The preferred sector returned negative 1.75% in January, according to UBS’s monthly fixed-income strategy report. Preferred securities usually are perpetual, meaning no maturity date, which can make them acutely sensitive to changes in long-term rates. Heavy supply and “mediocre” interest from retail investors have weighed on the market, UBS noted.
The leading preferred exchange-traded fund,
iShares Preferred & Income Securities
ETF (PFF) was trading at $38.16, up 6 cents Monday, but off about 1% so far in 2021.
Preferred stock has long been popular with retail investors because of relatively high yields and liquidity. Most preferred trades like common stock on the New York Stock Exchange, a contrast with the opaque over-the-counter markets in corporate and municipal bonds. Preferred yields have come down from about 5% last spring. Banks and other financial companies dominate the market.

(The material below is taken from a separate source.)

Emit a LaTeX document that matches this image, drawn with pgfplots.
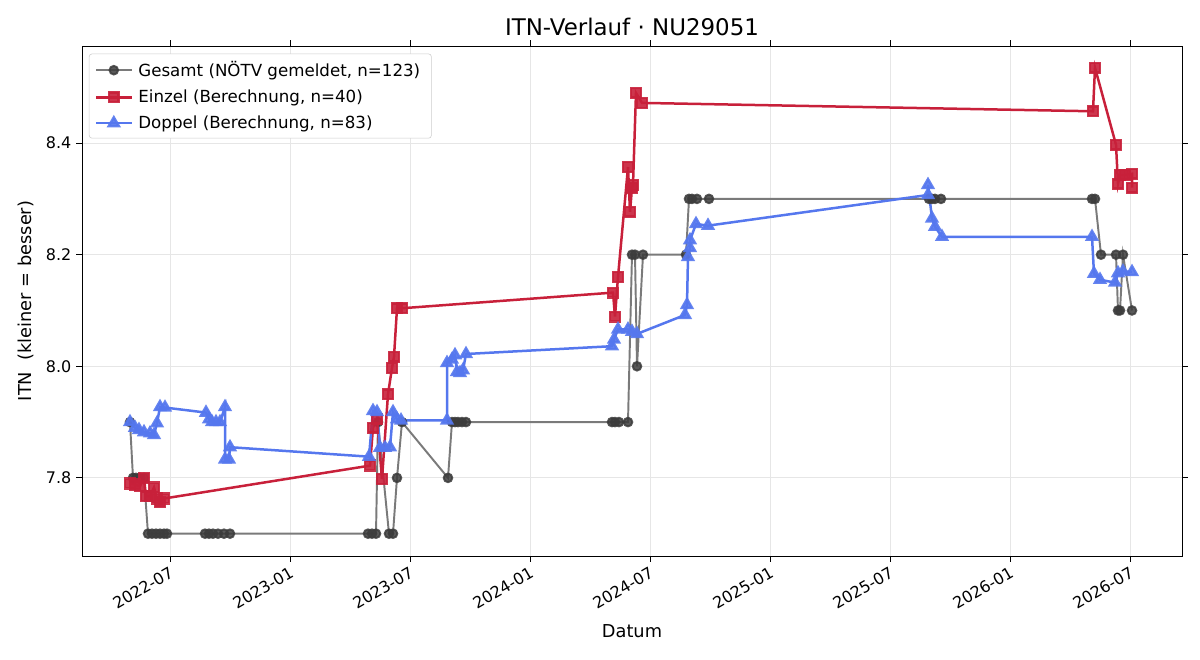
\documentclass[border=0pt]{standalone}
\usepackage{fontspec}
\setmainfont{DejaVu Sans}
\usepackage{pgfplots}
\pgfplotsset{compat=1.18}
\definecolor{grayline}{HTML}{7A7A7A}
\definecolor{graymark}{HTML}{3C3C3C}
\definecolor{einzel}{HTML}{C8203A}
\definecolor{doppel}{HTML}{5577EE}
\definecolor{gridc}{HTML}{E6E6E6}
\begin{document}
\begin{tikzpicture}
\useasboundingbox (-59.04pt,-74.88pt) rectangle (804.96pt,400.32pt);
\begin{axis}[
  scale only axis, width=792pt, height=367.2pt,
  xmin=1.6, xmax=56.6, ymin=7.66, ymax=8.574,
  xtick={6,12,18,24,30,36,42,48,54},
  xticklabels={2022-07,2023-01,2023-07,2024-01,2024-07,2025-01,2025-07,2026-01,2026-07},
  x tick label style={rotate=30, anchor=north east, font=\fontsize{11.5}{13}\selectfont, inner sep=2pt},
  ytick={7.8,8.0,8.2,8.4},
  yticklabel style={/pgf/number format/fixed, /pgf/number format/fixed zerofill, /pgf/number format/precision=1, font=\fontsize{11.5}{13}\selectfont},
  /pgf/number format/assume math mode=true,
  grid=major, grid style={gridc, line width=0.7pt},
  tick align=outside, major tick length=4.2pt,
  tick style={black, line width=0.7pt},
  axis line style={line width=0.7pt},
  title={ITN-Verlauf · NU29051},
  title style={font=\fontsize{16.5}{19}\selectfont, yshift=-2pt},
  xlabel={Datum}, ylabel={ITN\ \ (kleiner = besser)},
  label style={font=\fontsize{12.8}{15}\selectfont},
  xlabel style={yshift=-4pt},
  ylabel style={yshift=2pt},
  legend cell align=left,
  legend style={at={(0,1)}, anchor=north west, xshift=5pt, yshift=-5.5pt,
    font=\fontsize{12}{14}\selectfont, draw=gray!40, rounded corners=2pt,
    row sep=4pt, inner xsep=4pt, inner ysep=3.5pt,
    nodes={inner xsep=4pt}},
  legend image code/.code={
    \draw[mark repeat=2,mark phase=2] plot coordinates {(0cm,0cm) (0.45cm,0cm) (0.9cm,0cm)};},
]
\addplot[grayline, line width=1.4pt, mark=*, mark size=3.1pt,
  mark options={draw=graymark, fill=graymark, fill opacity=0.85, draw opacity=0.85}]
coordinates {
(4.0,7.9) (4.15,7.8) (4.3,7.8) (4.5,7.8) (4.7,7.8)
(4.9,7.7) (5.1,7.7) (5.3,7.7) (5.5,7.7) (5.7,7.7) (5.85,7.7)
(7.75,7.7) (7.95,7.7) (8.15,7.7) (8.4,7.7) (8.7,7.7) (9.0,7.7)
(15.9,7.7) (16.1,7.7) (16.3,7.7) (16.4,7.9) (16.95,7.7) (17.15,7.7) (17.35,7.8) (17.6,7.9)
(19.9,7.8) (20.1,7.9) (20.25,7.9) (20.4,7.9) (20.6,7.9) (20.8,7.9)
(28.1,7.9) (28.25,7.9) (28.45,7.9) (28.9,7.9)
(29.1,8.2) (29.25,8.2) (29.35,8.0) (29.65,8.2)
(31.8,8.2) (31.95,8.3) (32.1,8.3) (32.35,8.3) (32.95,8.3)
(43.95,8.3) (44.1,8.3) (44.25,8.3) (44.55,8.3)
(52.1,8.3) (52.25,8.3) (52.55,8.2) (53.3,8.2) (53.4,8.1) (53.5,8.1) (53.65,8.2) (54.1,8.1)
};
\addlegendentry{Gesamt (NÖTV gemeldet, n=123)}
\addplot[einzel, line width=1.8pt, mark=square*, mark size=3.5pt,
  mark options={fill=einzel, fill opacity=0.9, draw opacity=0.9}]
coordinates {
(4.0,7.79) (4.25,7.788) (4.5,7.785) (4.7,7.8) (4.8,7.767) (5.0,7.767) (5.2,7.783) (5.35,7.763) (5.5,7.757) (5.7,7.763)
(16.0,7.822) (16.15,7.89) (16.35,7.905) (16.6,7.798) (16.9,7.95) (17.1,7.997) (17.2,8.017) (17.35,8.104) (17.6,8.104)
(28.15,8.132) (28.25,8.089) (28.4,8.16) (28.9,8.357) (29.0,8.277) (29.1,8.32) (29.15,8.325) (29.3,8.49) (29.6,8.472)
(52.15,8.457) (52.25,8.535) (53.3,8.397) (53.4,8.327) (53.5,8.343) (53.75,8.343) (54.1,8.345) (54.1,8.32)
};
\addlegendentry{Einzel (Berechnung, n=40)}
\addplot[doppel, line width=1.8pt, mark=triangle*, mark size=4.2pt,
  mark options={fill=doppel, fill opacity=0.9, draw opacity=0.9}]
coordinates {
(4.0,7.9) (4.25,7.89) (4.45,7.886) (4.7,7.882) (5.0,7.88) (5.2,7.877) (5.35,7.898) (5.5,7.927) (5.75,7.926)
(7.8,7.917) (7.95,7.905) (8.1,7.9) (8.3,7.9) (8.5,7.9) (8.75,7.927) (8.75,7.833) (8.95,7.833) (9.0,7.855)
(15.95,7.838) (16.15,7.92) (16.35,7.918) (16.5,7.854) (16.75,7.854) (17.0,7.855) (17.15,7.918) (17.35,7.905) (17.55,7.903)
(19.85,7.903) (19.85,8.006) (20.1,8.012) (20.25,8.02) (20.35,7.99) (20.5,7.988) (20.65,7.993) (20.8,8.022)
(28.1,8.036) (28.2,8.048) (28.4,8.066) (28.9,8.066) (29.1,8.062) (29.35,8.058)
(31.75,8.092) (31.85,8.11) (31.9,8.196) (32.0,8.212) (32.0,8.226) (32.3,8.255) (32.9,8.252)
(43.9,8.307) (43.9,8.325) (44.1,8.265) (44.25,8.25) (44.6,8.232)
(52.1,8.232) (52.2,8.166) (52.5,8.155) (53.25,8.15) (53.4,8.167) (53.65,8.17) (54.1,8.169)
};
\addlegendentry{Doppel (Berechnung, n=83)}
\end{axis}
\end{tikzpicture}
\end{document}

In its February monthly report, UBS upgraded the preferred sector to Most Preferred from Neutral.
Its analysts, including preferred specialist Frank Sileo, wrote: “Current yields spreads are near historical averages which should provide capacity to absorb potentially higher interest rates. And in the current market context, these may represent higher relative risk premiums than other sectors.”
Preferred yields now average a historically low 3.5% but spreads are near average levels at around 2.5 percentage points.
The recently issued bank preferreds are trading near offering prices. The Wells Fargo 4.375% series C issue trades around $24.75, and the Bank of America 4.125% series P, near $25.
U.S. Bancorp sold $750 million of 4% preferred at $25 (USB pr R), and it trades slightly below $25. First Republic issued nearly $750 million of 4.25% preferred at $25 (FRCLP). That issue trades around $25. The Huntington Bancshares 4.5% preferred (HBANL) trades right around its face value of $25.
Barron’s wasn’t enthusiastic about preferred in our year-end income outlook for 2021, citing low yields and risk of higher rates. Most preferred can be redeemed in five years at face value, creating an unfavorable risk/reward for investors because upside is capped while downside can be significant.
Most preferred—with rates of 4.75% to 6%—trades at premium to face value and often carries yield of around 3% to redemption dates in the next few years.
UBS analysts like the higher-rate preferred, writing recently: “We favor seasoned issues with coupons roughly at or above 5% that retain some call probability but with good call protection and attractive yield-to-call.”